The rest was all Gwynn. I held out a cup containing the scraps, and Mr. Padre, with nimble fingers that carved out a .338 career batting average, selected, drum roll please...
Share Kolbrin Vitek.
Has a nice ring to it, doesn't it?
Kolbrin Vitek.
"Who?" Gwynn said.
"I don't know anything about him," I said.
"Who?" said one of two witnesses on hand, each employed by the Padres' flagship radio station.
Now that he's been touched by Gwynn, Kolbrin Vitek can go from Ball State to San Diego's farm system to stardom.
Figuring a smart club might steal Vitek before the Padres can get him, I asked Gwynn to pluck another player.
Gwynn snagged a prep center fielder from Georgia, Delino DeShields Jr. Hey, his luck can't be any worse than the prep center fielder from Georgia taken by the Padres last year.

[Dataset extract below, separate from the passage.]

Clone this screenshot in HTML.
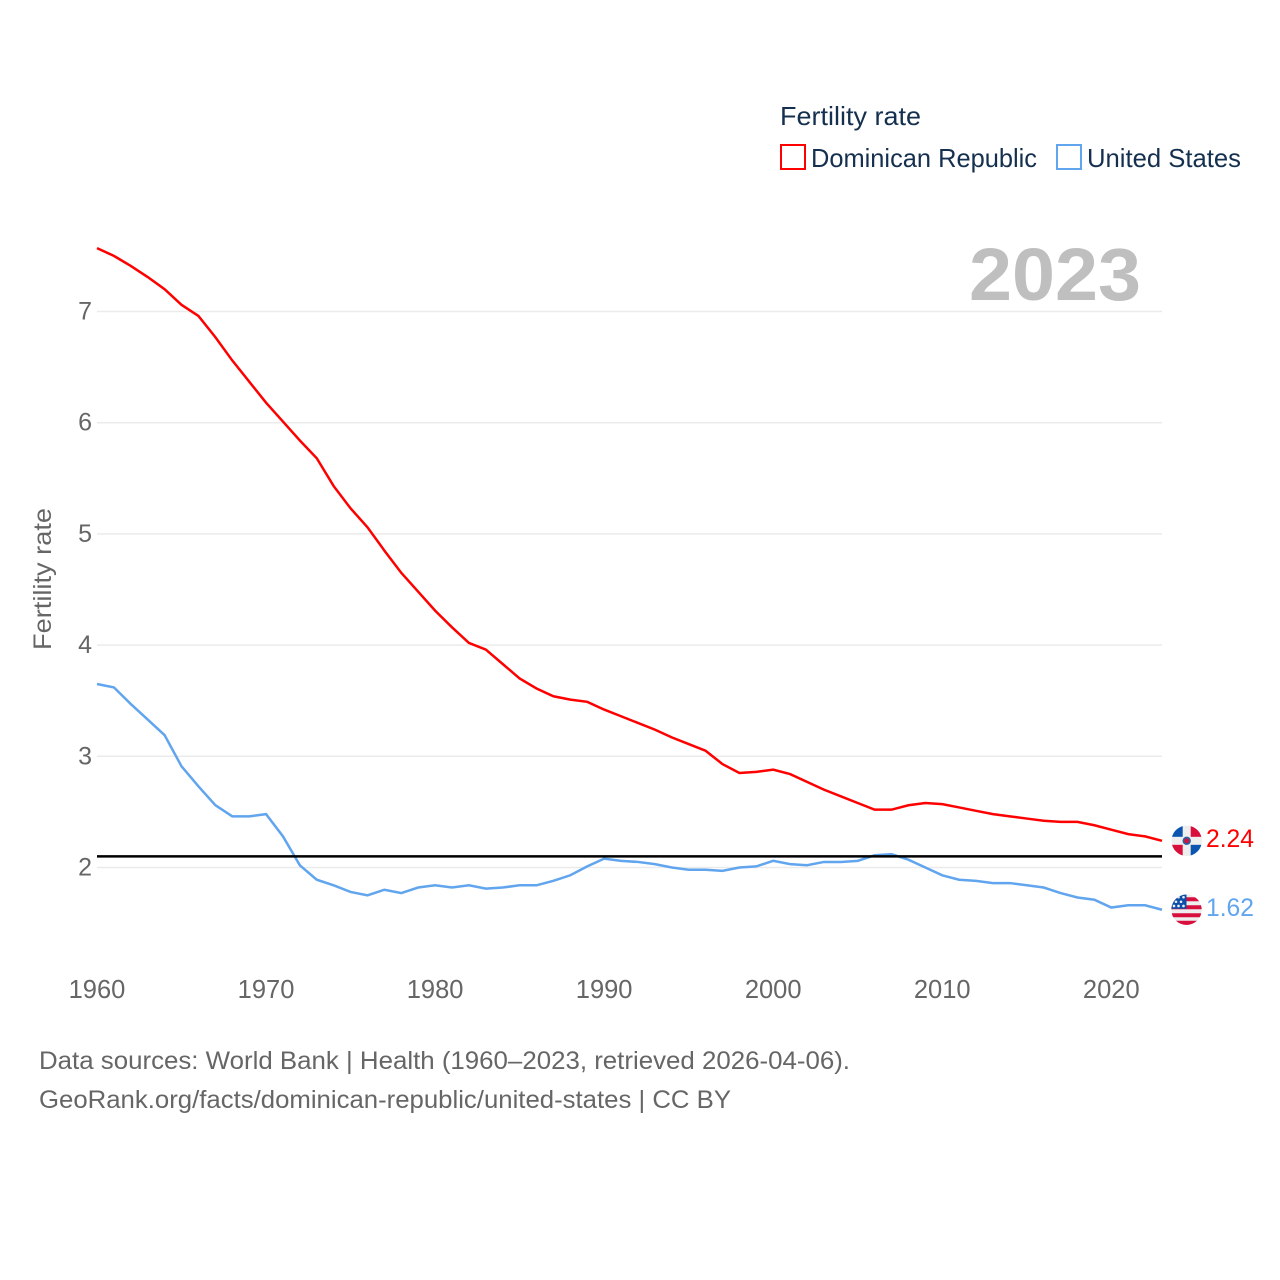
<!DOCTYPE html>
<html lang="en">
<head>
<meta charset="utf-8">
<title>Fertility rate: Dominican Republic and United States</title>
<style>
html,body{margin:0;padding:0;background:#fff;width:1280px;height:1280px;overflow:hidden}
svg{display:block}
text{font-family:"Liberation Sans",sans-serif}
</style>
</head>
<body>
<svg id="chart" xmlns="http://www.w3.org/2000/svg" width="1280" height="1280" viewBox="0 0 1280 1280">
  <defs>
    <clipPath id="flag-clip"><circle cx="0" cy="0" r="15.2"/></clipPath>
  </defs>
  <rect x="0" y="0" width="1280" height="1280" fill="#ffffff"/>

  <g>
    <text x="780" y="125" font-size="26" fill="#15304f" textLength="141" lengthAdjust="spacingAndGlyphs">Fertility rate</text>
    <g>
      <rect x="781" y="145" width="24" height="24" fill="#ffffff" stroke="#ff0000" stroke-width="2"/>
      <text x="811" y="167" font-size="26" fill="#15304f" textLength="226" lengthAdjust="spacingAndGlyphs">Dominican Republic</text>
    </g>
    <g>
      <rect x="1057" y="145" width="24" height="24" fill="#ffffff" stroke="#60a5ee" stroke-width="2"/>
      <text x="1087" y="167" font-size="26" fill="#15304f" textLength="154" lengthAdjust="spacingAndGlyphs">United States</text>
    </g>
  </g>

  <text x="969" y="300" font-size="74" font-weight="700" fill="#bfbfbf" textLength="172" lengthAdjust="spacingAndGlyphs">2023</text>

  <text transform="translate(51 650) rotate(-90)" x="0" y="0" font-size="25" fill="#666666" textLength="142" lengthAdjust="spacingAndGlyphs">Fertility rate</text>

  <g id="grid"></g>
  <g id="y-labels"></g>
  <g id="x-labels"></g>
  <g id="series"></g>

  <g id="flag-dr">
    <g clip-path="url(#flag-clip)">
      <rect x="-16" y="-16" width="32" height="32" fill="#eeeeee"/>
      <rect x="-16" y="-16" width="12" height="12" fill="#0b55b0"/>
      <rect x="4" y="-16" width="12" height="12" fill="#d80f3c"/>
      <rect x="-16" y="4" width="12" height="12" fill="#d80f3c"/>
      <rect x="4" y="4" width="12" height="12" fill="#0b55b0"/>
      <circle cx="0" cy="0" r="4.2" fill="#2f5f9e"/>
      <circle cx="0" cy="0" r="2.4" fill="#d80f3c"/>
    </g>
  </g>
  <g id="flag-us">
    <g clip-path="url(#flag-clip)">
      <rect x="-16" y="-16" width="32" height="32" fill="#eeeeee"/>
      <rect x="-16" y="-12.5" width="32" height="4" fill="#d80f3c"/>
      <rect x="-16" y="-4.5" width="32" height="4" fill="#d80f3c"/>
      <rect x="-16" y="3.5" width="32" height="4" fill="#d80f3c"/>
      <rect x="-16" y="11" width="32" height="5" fill="#d80f3c"/>
      <rect x="-16" y="-16" width="16" height="15" fill="#0b4fa8"/>
      <g fill="#eeeeee">
        <circle cx="-3" cy="-12.5" r="1.3"/><circle cx="-8" cy="-12.5" r="1.3"/>
        <circle cx="-5.5" cy="-8" r="1.3"/><circle cx="-10.5" cy="-8" r="1.3"/>
        <circle cx="-3" cy="-3.8" r="1.3"/><circle cx="-8" cy="-3.8" r="1.3"/><circle cx="-12.5" cy="-3.8" r="1.3"/>
      </g>
    </g>
  </g>
  <g id="end-labels"></g>

  <g>
    <text x="39" y="1069" font-size="25" fill="#666666" textLength="811" lengthAdjust="spacingAndGlyphs">Data sources: World Bank | Health (1960–2023, retrieved 2026-04-06).</text>
    <text x="39" y="1108" font-size="25" fill="#666666" textLength="692" lengthAdjust="spacingAndGlyphs">GeoRank.org/facts/dominican-republic/united-states | CC BY</text>
  </g>
</svg>

<script>
const startYear = 1960;
const endYear = 2023;
const yTicks = [2, 3, 4, 5, 6, 7];
const xTicks = [1960, 1970, 1980, 1990, 2000, 2010, 2020];
const referenceValue = 2.1;
const dominicanRepublic = [
  7.57, 7.50, 7.41, 7.31, 7.20, 7.06, 6.96, 6.77, 6.56, 6.37,
  6.18, 6.01, 5.84, 5.68, 5.43, 5.23, 5.06, 4.85, 4.65, 4.48,
  4.31, 4.16, 4.02, 3.96, 3.83, 3.70, 3.61, 3.54, 3.51, 3.49,
  3.42, 3.36, 3.30, 3.24, 3.17, 3.11, 3.05, 2.93, 2.85, 2.86,
  2.88, 2.84, 2.77, 2.70, 2.64, 2.58, 2.52, 2.52, 2.56, 2.58,
  2.57, 2.54, 2.51, 2.48, 2.46, 2.44, 2.42, 2.41, 2.41, 2.38,
  2.34, 2.30, 2.28, 2.24
];
const unitedStates = [
  3.65, 3.62, 3.47, 3.33, 3.19, 2.91, 2.73, 2.56, 2.46, 2.46,
  2.48, 2.28, 2.02, 1.89, 1.84, 1.78, 1.75, 1.80, 1.77, 1.82,
  1.84, 1.82, 1.84, 1.81, 1.82, 1.84, 1.84, 1.88, 1.93, 2.01,
  2.08, 2.06, 2.05, 2.03, 2.00, 1.98, 1.98, 1.97, 2.00, 2.01,
  2.06, 2.03, 2.02, 2.05, 2.05, 2.06, 2.11, 2.12, 2.07, 2.00,
  1.93, 1.89, 1.88, 1.86, 1.86, 1.84, 1.82, 1.77, 1.73, 1.71,
  1.64, 1.66, 1.66, 1.62
];

const plotLeft = 97;
const plotRight = 1162;
const NS = 'http://www.w3.org/2000/svg';

function xScale(year) {
  return plotLeft + (year - startYear) * (plotRight - plotLeft) / (endYear - startYear);
}
function yScale(value) {
  return 867.5 - (value - 2) * 111.2;
}
function linePoints(values) {
  return values.map(function (v, i) {
    return xScale(startYear + i).toFixed(2) + ',' + yScale(v).toFixed(2);
  }).join(' ');
}

const gridGroup = document.getElementById('grid');
const yLabelGroup = document.getElementById('y-labels');
const xLabelGroup = document.getElementById('x-labels');
const seriesGroup = document.getElementById('series');
const endLabelGroup = document.getElementById('end-labels');

yTicks.forEach(function (tick) {
  const line = document.createElementNS(NS, 'line');
  
  
  line.setAttribute('x1', plotLeft);
  line.setAttribute('x2', plotRight);
  line.setAttribute('y1', yScale(tick));
  line.setAttribute('y2', yScale(tick));
  line.setAttribute('stroke', '#ebebeb');
  line.setAttribute('stroke-width', '1.5');
  gridGroup.appendChild(line);

  const label = document.createElementNS(NS, 'text');
  
  
  label.setAttribute('x', 92);
  label.setAttribute('y', yScale(tick) + 8);
  label.setAttribute('text-anchor', 'end');
  label.setAttribute('font-size', '25');
  label.setAttribute('fill', '#666666');
  label.textContent = String(tick);
  yLabelGroup.appendChild(label);
});

xTicks.forEach(function (tick) {
  const label = document.createElementNS(NS, 'text');
  
  
  label.setAttribute('x', xScale(tick));
  label.setAttribute('y', 998);
  label.setAttribute('text-anchor', 'middle');
  label.setAttribute('font-size', '25.5');
  label.setAttribute('fill', '#666666');
  label.textContent = String(tick);
  xLabelGroup.appendChild(label);
});

const drLine = document.createElementNS(NS, 'polyline');


drLine.setAttribute('points', linePoints(dominicanRepublic));
drLine.setAttribute('fill', 'none');
drLine.setAttribute('stroke', '#ff0000');
drLine.setAttribute('stroke-width', '2.5');
seriesGroup.appendChild(drLine);

const usLine = document.createElementNS(NS, 'polyline');


usLine.setAttribute('points', linePoints(unitedStates));
usLine.setAttribute('fill', 'none');
usLine.setAttribute('stroke', '#60a5ee');
usLine.setAttribute('stroke-width', '2.5');
seriesGroup.appendChild(usLine);

const refLine = document.createElementNS(NS, 'line');


refLine.setAttribute('x1', plotLeft);
refLine.setAttribute('x2', plotRight);
refLine.setAttribute('y1', yScale(referenceValue));
refLine.setAttribute('y2', yScale(referenceValue));
refLine.setAttribute('stroke', '#000000');
refLine.setAttribute('stroke-width', '2.5');
seriesGroup.appendChild(refLine);

const drLast = dominicanRepublic[dominicanRepublic.length - 1];
const usLast = unitedStates[unitedStates.length - 1];

document.getElementById('flag-dr').setAttribute('transform', 'translate(1186.7 ' + yScale(drLast).toFixed(2) + ')');
document.getElementById('flag-us').setAttribute('transform', 'translate(1186.5 ' + yScale(usLast).toFixed(2) + ')');

const drLabel = document.createElementNS(NS, 'text');


drLabel.setAttribute('x', 1206);
drLabel.setAttribute('y', yScale(drLast) + 6);
drLabel.setAttribute('font-size', '25');
drLabel.setAttribute('fill', '#ff0000');
drLabel.setAttribute('textLength', '48');
drLabel.setAttribute('lengthAdjust', 'spacingAndGlyphs');
drLabel.textContent = drLast.toFixed(2);
endLabelGroup.appendChild(drLabel);

const usLabel = document.createElementNS(NS, 'text');


usLabel.setAttribute('x', 1206);
usLabel.setAttribute('y', yScale(usLast) + 6);
usLabel.setAttribute('font-size', '25');
usLabel.setAttribute('fill', '#60a5ee');
usLabel.setAttribute('textLength', '48');
usLabel.setAttribute('lengthAdjust', 'spacingAndGlyphs');
usLabel.textContent = usLast.toFixed(2);
endLabelGroup.appendChild(usLabel);
</script>
</body>
</html>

When the Padres make their selection on Monday, they can assume the hex is over -- removed by the best draft pick in franchise history. Whoever the Padres select ninth, we know he'll have a reaction different from Gwynn's in 1981 after being taken 58th out of San Diego State.
"I said, 'Dang, I've got to wear brown,' " Gwynn said, laughing.
In the same draft that brought Gwynn, the Padres took center fielder Kevin McReynolds sixth overall. The move by Bob Fontaine Jr., now with the Mariners, turned out to be one of the better first-round selections in franchise history.
Too often, though, the Padres would've been better off in the first round if they'd picked a name out of a hat.